Op de laatste dag van de vakantie moesten we ons langzaamaan klaar maken voor de terugreis en de spullen pakken. Dat moest een beetje slim gebeuren, want er zat nog een bootreis en een overnachting in Denemarken tussen voor we weer thuis waren. Jasper was ’s ochtends weer gaan fietsen en ik werkte wat foto’s bij achter de pc. Grote plannen hadden we niet meer die laatste dag. ’s Middags wandelden we naar het plekje waar we eerder die week bosbessen waren wezen plukken. We plukten er zóveel dat we de komende week bosbessen kunnen eten. Elke dag. Heel veel.
Aan het einde van de middag dronken we ons laatste glaasje wijn in de zon en zaten stiekem een beetje te balen dat het er alweer op zat.
De volgende ochtend ging de wekker al vroeg. Maar ik was al ruim voor die tijd wakker na een erg onrustige nacht met wc-gangers en uit-bed-vallers. Netjes op tijd stapten we om 7.45 uur in de auto met nog ruim vier uur rijden voor de boeg. Uiterlijk 13.30 uur moesten we inchecken bij de boot. We hadden de nodige reservetijd om nog ergens te stoppen… Of om overgeefsel op te ruimen… Héél.véél.overgeefsel… We reden een poosje op een bochtige weg en meerdermalen had ik aan de dames op de achterbank gevraagd of alles nog goed was. “Jahoor, niks aan de hand”. En toen spuugde Renske dus naast het zakje en de hele auto onder. Dat was nog een lekkere autorit.
Van vorig jaar wisten we dat te vroeg inchecken geen goed plan is, omdat je én lang staat te wachten op een plak asfalt én omdat de laatsten als eersten mogen inschepen. Op aanraden van Erwin reden we dan ook even door naar Fort Langesund, waar we een kopje koffie dronken en een kaneelbroodje aten. En dennentakken afsneden om de kotslucht in de auto te maskeren.
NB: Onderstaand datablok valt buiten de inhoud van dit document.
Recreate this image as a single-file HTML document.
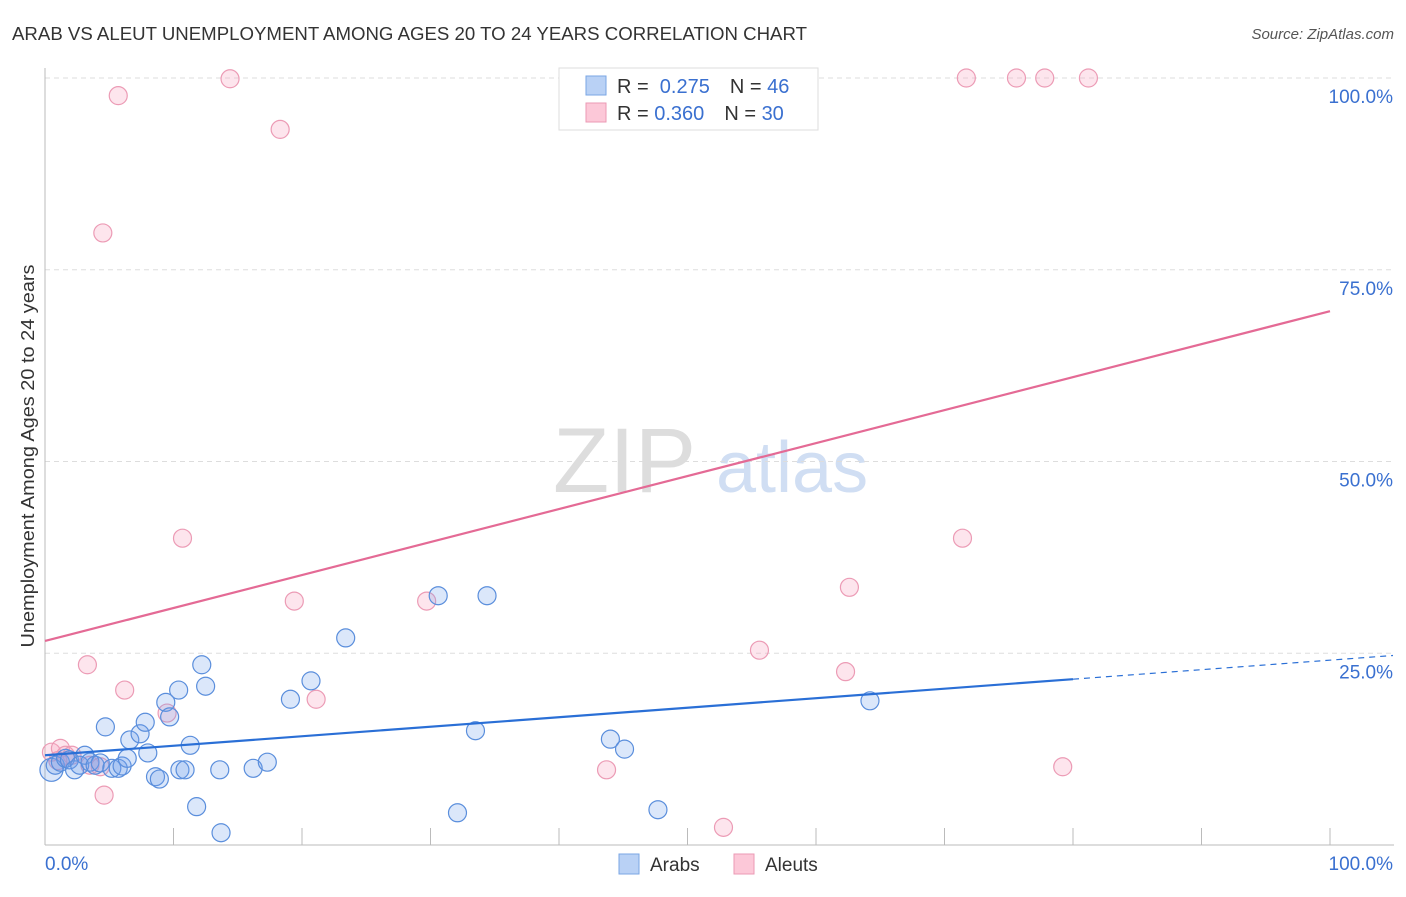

Keurig om 13.15 uur sloten we aan de lange rij voor de boot. Voor ons stond een Nederlander met een te hoge auto (met daktent), zodat het eeuwen duurde voor we eindelijk konden inchecken. Tegen die tijd moest er haast gemaakt worden en werd alleen nog naar het kenteken gekeken en de naam mondeling gecontroleerd. In tegenstelling tot de heenreis mochten we nu vlot de boot op. We vonden weer een plekje op het buitendek. Wel in de schaduw ditmaal.
Behalve een Nederlands echtpaar dat veel te dicht bovenop ons kwam zitten en een irritant ruziezoekend Deens jongetje verliep de overtocht weer erg fijn. We lunchten uitgebreid met brood, ei, tomaat, sla en knakworst en de kids vermaakten zich op het speeltoestel met een Nederlands jongetje.
Om 19 uur kwamen we aan in Denemarken, reden volgens traditie naar de Burger King en checkten daarna in bij een hostel in Vra. Dat bleek afgeladen vol te zitten met luidruchtige jeugd, waardoor we ons een beetje misplaatst voelden en het lang duurde voor de kids sliepen. Ik kon wel alvast m’n tafelvoetbal-scales oefenen.
De volgende dag reden we om 9 uur naar huis. Rond Hamburg zou het wel weer druk zijn. En dat was het. Heel. Erg. Druk! Bijna twee uur stonden we er stil. We besloten uiteindelijk de gok te wagen en dan maar dwars door de stad te rijden, maar ook daar was de chaos compleet. Het leverde ons misschien een kwartier tijdwinst op. Maar zo hadden we nog iets van (het lelijke) Hamburg gezien.
Ook rond Bremen was het druk, dus besloten we opnieuw een fastfoodrestaurant op te zoeken. De gele M ditmaal. Het komende jaar zijn we weer klaar met die rotzooi. De files losten wel redelijk op en om 21 uur reden we onze straat in. Onze reis en maand in Noorwegen zaten er weer op!